If the distances are a metric that would mean if A is close to B, C, D and E, then B, C, D and E should be close to each other. . Unless someone constructed the data to make it hard, the solution ought to be one data point and four of the data points closest to it.
For every point, create a list of all the other points, sorted by distance in ascending order. For each list calculate the sum of distances between the first point and the four nearest; the smallest sum would be your benchmark. Sort the points by this sum in ascending order. You now have everything arranged in an order that would tend to give you small sums of distances.
Now you can do an exhaustive search with shortcuts: You iterate through the first points with the smallest sum first, the second points in order of distance to the first points, etc. Most important that you ignore anything that cannot be optimal. Say your smallest sum of distances so far is 40, and you picked four points with a sum of distances of 26.9, then the fifth point cannot be further than 13.1 away from the first point. If the distances obey the triangular equation then you can take further shortcuts.
Say you have three points with a sum of distances of 7, the second and third points are at distance 2 and 3 from the first point, and the fourth point is at a distance d from the first point (and therefore the fifth at a distance at least d), then the last two points are at least d, d-2, and d-4 away from the first three points, so the sum of distances is at least 7 + 2 (3d - 6) = 6d - 5. So if the sum to beat is 40, we must have 6d - 5 ≤ 40 or d ≤ 7.5. That should seriously restrict the choice of the fourth point.

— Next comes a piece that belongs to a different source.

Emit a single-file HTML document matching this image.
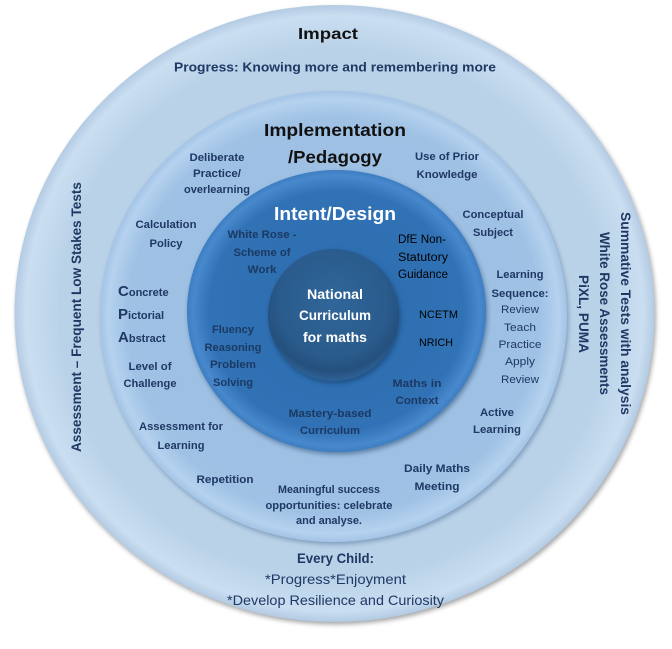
<!DOCTYPE html>
<html>
<head>
<meta charset="utf-8">
<style>
html,body{margin:0;padding:0;background:#fff;}
svg{display:block;}
text{font-family:"Liberation Sans",Arial,sans-serif;}
.b{font-weight:bold;}
.n{fill:#1f3864;}
.d{fill:#1c3963;}
</style>
</head>
<body>
<svg width="672" height="649" viewBox="0 0 672 649" xmlns="http://www.w3.org/2000/svg">
<defs>
  <filter id="sh" x="-10%" y="-10%" width="120%" height="120%">
    <feGaussianBlur stdDeviation="2.5"/>
  </filter>
  <radialGradient id="gOuter" cx="50%" cy="50%" r="50%">
    <stop offset="0" stop-color="#b9d1e8"/>
    <stop offset="0.86" stop-color="#bad2e8"/>
    <stop offset="0.965" stop-color="#cadef1"/>
    <stop offset="1" stop-color="#b3cbe3"/>
  </radialGradient>
  <radialGradient id="gImpl" cx="50%" cy="50%" r="50%">
    <stop offset="0" stop-color="#9bbde1"/>
    <stop offset="0.88" stop-color="#9fc1e4"/>
    <stop offset="0.965" stop-color="#b5d2ef"/>
    <stop offset="1" stop-color="#a4c4e6"/>
  </radialGradient>
  <radialGradient id="gIntent" cx="50%" cy="50%" r="50%">
    <stop offset="0" stop-color="#2c6cae"/>
    <stop offset="0.85" stop-color="#3072b5"/>
    <stop offset="0.96" stop-color="#4888cc"/>
    <stop offset="1" stop-color="#3d7dc1"/>
  </radialGradient>
  <radialGradient id="gInner" cx="50%" cy="40%" r="60%">
    <stop offset="0" stop-color="#30669a"/>
    <stop offset="0.7" stop-color="#2a5b8c"/>
    <stop offset="0.88" stop-color="#24507d"/>
    <stop offset="1" stop-color="#2f6398"/>
  </radialGradient>
</defs>

<!-- outer disc -->
<ellipse cx="336" cy="316" rx="320" ry="308.5" fill="#000" opacity="0.35" filter="url(#sh)"/>
<ellipse cx="334.5" cy="313.5" rx="320" ry="308.5" fill="url(#gOuter)"/>

<!-- implementation disc -->
<ellipse cx="335" cy="319" rx="233.5" ry="225.5" fill="#3a5f88" opacity="0.45" filter="url(#sh)"/>
<ellipse cx="333.5" cy="316.5" rx="233.5" ry="225.5" fill="url(#gImpl)"/>

<!-- intent disc -->
<ellipse cx="338" cy="313.5" rx="149.5" ry="141" fill="#1d3f66" opacity="0.5" filter="url(#sh)"/>
<ellipse cx="336.5" cy="311" rx="149.5" ry="141" fill="url(#gIntent)"/>

<!-- inner disc -->
<ellipse cx="335" cy="317.5" rx="65.5" ry="66" fill="#102a48" opacity="0.45" filter="url(#sh)"/>
<ellipse cx="333.5" cy="315" rx="65.5" ry="66" fill="url(#gInner)"/>

<!-- Outer ring texts -->
<text x="328" y="39" font-size="16" class="b" fill="#111" text-anchor="middle" textLength="60" lengthAdjust="spacingAndGlyphs">Impact</text>
<text x="335" y="71.5" font-size="12.5" class="b n" text-anchor="middle" textLength="322" lengthAdjust="spacingAndGlyphs">Progress: Knowing more and remembering more</text>

<g transform="translate(81,317) rotate(-90)">
  <text x="0" y="0" font-size="14" class="b n" text-anchor="middle" textLength="270" lengthAdjust="spacingAndGlyphs">Assessment – Frequent Low Stakes Tests</text>
</g>
<g transform="translate(621,313.5) rotate(90)">
  <text x="0" y="0" font-size="14" class="b n" text-anchor="middle" textLength="203" lengthAdjust="spacingAndGlyphs">Summative Tests with analysis</text>
</g>
<g transform="translate(600,313.5) rotate(90)">
  <text x="0" y="0" font-size="14" class="b n" text-anchor="middle" textLength="163" lengthAdjust="spacingAndGlyphs">White Rose Assessments</text>
</g>
<g transform="translate(579,314) rotate(90)">
  <text x="0" y="0" font-size="14" class="b n" text-anchor="middle" textLength="78" lengthAdjust="spacingAndGlyphs">PiXL, PUMA</text>
</g>

<text x="335.5" y="563" font-size="14" class="b n" text-anchor="middle" textLength="77" lengthAdjust="spacingAndGlyphs">Every Child:</text>
<text x="335.5" y="584" font-size="14" class="n" text-anchor="middle" textLength="141" lengthAdjust="spacingAndGlyphs">*Progress*Enjoyment</text>
<text x="335.5" y="605" font-size="14" class="n" text-anchor="middle" textLength="217" lengthAdjust="spacingAndGlyphs">*Develop Resilience and Curiosity</text>

<!-- Implementation ring texts -->
<text x="335" y="136" font-size="17.5" class="b" fill="#111" text-anchor="middle" textLength="142" lengthAdjust="spacingAndGlyphs">Implementation</text>
<text x="335" y="163" font-size="17.5" class="b" fill="#111" text-anchor="middle" textLength="94" lengthAdjust="spacingAndGlyphs">/Pedagogy</text>

<g font-size="11" text-anchor="middle">
  <text x="217" y="161" class="b n" textLength="55" lengthAdjust="spacingAndGlyphs">Deliberate</text>
  <text x="217" y="177" class="b n" textLength="48" lengthAdjust="spacingAndGlyphs">Practice/</text>
  <text x="217" y="193" class="b n" textLength="66" lengthAdjust="spacingAndGlyphs">overlearning</text>

  <text x="447" y="160" class="b n" textLength="64" lengthAdjust="spacingAndGlyphs">Use of Prior</text>
  <text x="447" y="178" class="b n" textLength="61" lengthAdjust="spacingAndGlyphs">Knowledge</text>

  <text x="493" y="218" class="b n" textLength="61" lengthAdjust="spacingAndGlyphs">Conceptual</text>
  <text x="493" y="236" class="b n" textLength="40" lengthAdjust="spacingAndGlyphs">Subject</text>

  <text x="166" y="228" class="b n" textLength="61" lengthAdjust="spacingAndGlyphs">Calculation</text>
  <text x="166" y="247" class="b n" textLength="33" lengthAdjust="spacingAndGlyphs">Policy</text>

  <text x="150" y="370" class="b n" textLength="43" lengthAdjust="spacingAndGlyphs">Level of</text>
  <text x="150" y="387" class="b n" textLength="53" lengthAdjust="spacingAndGlyphs">Challenge</text>

  <text x="520" y="278" class="b n" textLength="47" lengthAdjust="spacingAndGlyphs">Learning</text>
  <text x="520" y="297" class="b n" textLength="57" lengthAdjust="spacingAndGlyphs">Sequence:</text>
  <text x="520" y="313" class="n" textLength="38" lengthAdjust="spacingAndGlyphs">Review</text>
  <text x="520" y="331" class="n" textLength="32" lengthAdjust="spacingAndGlyphs">Teach</text>
  <text x="520" y="348" class="n" textLength="43" lengthAdjust="spacingAndGlyphs">Practice</text>
  <text x="520" y="365" class="n" textLength="30" lengthAdjust="spacingAndGlyphs">Apply</text>
  <text x="520" y="383" class="n" textLength="38" lengthAdjust="spacingAndGlyphs">Review</text>

  <text x="497" y="416" class="b n" textLength="34" lengthAdjust="spacingAndGlyphs">Active</text>
  <text x="497" y="433" class="b n" textLength="48" lengthAdjust="spacingAndGlyphs">Learning</text>

  <text x="181" y="430" class="b n" textLength="84" lengthAdjust="spacingAndGlyphs">Assessment for</text>
  <text x="181" y="449" class="b n" textLength="47" lengthAdjust="spacingAndGlyphs">Learning</text>

  <text x="437" y="472" class="b n" textLength="66" lengthAdjust="spacingAndGlyphs">Daily Maths</text>
  <text x="437" y="490" class="b n" textLength="45" lengthAdjust="spacingAndGlyphs">Meeting</text>

  <text x="225" y="483" class="b n" textLength="57" lengthAdjust="spacingAndGlyphs">Repetition</text>

  <text x="329" y="493" class="b n" textLength="102" lengthAdjust="spacingAndGlyphs">Meaningful success</text>
  <text x="329" y="509" class="b n" textLength="127" lengthAdjust="spacingAndGlyphs">opportunities: celebrate</text>
  <text x="329" y="524" class="b n" textLength="66" lengthAdjust="spacingAndGlyphs">and analyse.</text>
</g>

<!-- Concrete Pictorial Abstract -->
<text x="118" y="296" class="b n" font-size="11"><tspan font-size="15">C</tspan>oncrete</text>
<text x="118" y="319" class="b n" font-size="11"><tspan font-size="15">P</tspan>ictorial</text>
<text x="118" y="342" class="b n" font-size="11"><tspan font-size="15">A</tspan>bstract</text>

<!-- Intent ring texts -->
<text x="335" y="220" font-size="18" class="b" fill="#ffffff" text-anchor="middle" textLength="122" lengthAdjust="spacingAndGlyphs">Intent/Design</text>

<g font-size="11" text-anchor="middle">
  <text x="262" y="238" class="b d" textLength="69" lengthAdjust="spacingAndGlyphs">White Rose -</text>
  <text x="262" y="256" class="b d" textLength="57" lengthAdjust="spacingAndGlyphs">Scheme of</text>
  <text x="262" y="273" class="b d" textLength="29" lengthAdjust="spacingAndGlyphs">Work</text>

  <text x="233" y="333" class="b d" textLength="42" lengthAdjust="spacingAndGlyphs">Fluency</text>
  <text x="233" y="351" class="b d" textLength="57" lengthAdjust="spacingAndGlyphs">Reasoning</text>
  <text x="233" y="368" class="b d" textLength="46" lengthAdjust="spacingAndGlyphs">Problem</text>
  <text x="233" y="386" class="b d" textLength="40" lengthAdjust="spacingAndGlyphs">Solving</text>

  <text x="417" y="387" class="b d" textLength="49" lengthAdjust="spacingAndGlyphs">Maths in</text>
  <text x="417" y="404" class="b d" textLength="43" lengthAdjust="spacingAndGlyphs">Context</text>

  <text x="330" y="417" class="b d" textLength="83" lengthAdjust="spacingAndGlyphs">Mastery-based</text>
  <text x="330" y="434" class="b d" textLength="60" lengthAdjust="spacingAndGlyphs">Curriculum</text>
</g>

<g font-size="11.5" fill="#000">
  <text x="398" y="243" textLength="48" lengthAdjust="spacingAndGlyphs">DfE Non-</text>
  <text x="398" y="261" textLength="50" lengthAdjust="spacingAndGlyphs">Statutory</text>
  <text x="398" y="278" textLength="50" lengthAdjust="spacingAndGlyphs">Guidance</text>
  <text x="419" y="318" font-size="11" textLength="39" lengthAdjust="spacingAndGlyphs">NCETM</text>
  <text x="419" y="346" font-size="11" textLength="34" lengthAdjust="spacingAndGlyphs">NRICH</text>
</g>

<!-- Inner texts -->
<g font-size="14" fill="#ffffff" text-anchor="middle">
  <text x="335" y="299" class="b" fill="#fff" textLength="56" lengthAdjust="spacingAndGlyphs">National</text>
  <text x="335" y="320" class="b" fill="#fff" textLength="72" lengthAdjust="spacingAndGlyphs">Curriculum</text>
  <text x="335" y="342" class="b" fill="#fff" textLength="64" lengthAdjust="spacingAndGlyphs">for maths</text>
</g>
</svg>
</body>
</html>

I'm sure it's possible to construct examples where this doesn't work well, but if you take say the locations of the largest 1000 cities in the world and you want the five closest to each other this would work quite well.
About proof that it gives the correct answer: Well, obviously yes. It does in principle an exhaustive search, except that it orders items in a way that small sums tend to be examined at the start of the search, and we can prune off search branches when it can be proven that they cannot lead to an optimal result. Sorting first means we get good (not optimal) results quickly which make the pruning more effective.
The counter example isn't a counter example. Yes, we will start with sorted lists that start with a point A on the inner n-gon, a few of the neighbouring points on the same n-gon, and some on the outer n-gon which isn't optimal. But that's just the starting point of the search. There was the assumption k << n, which is violated (k = n/2), so it will be harder to prune the search tree effectively. But that's because we don't have k << n.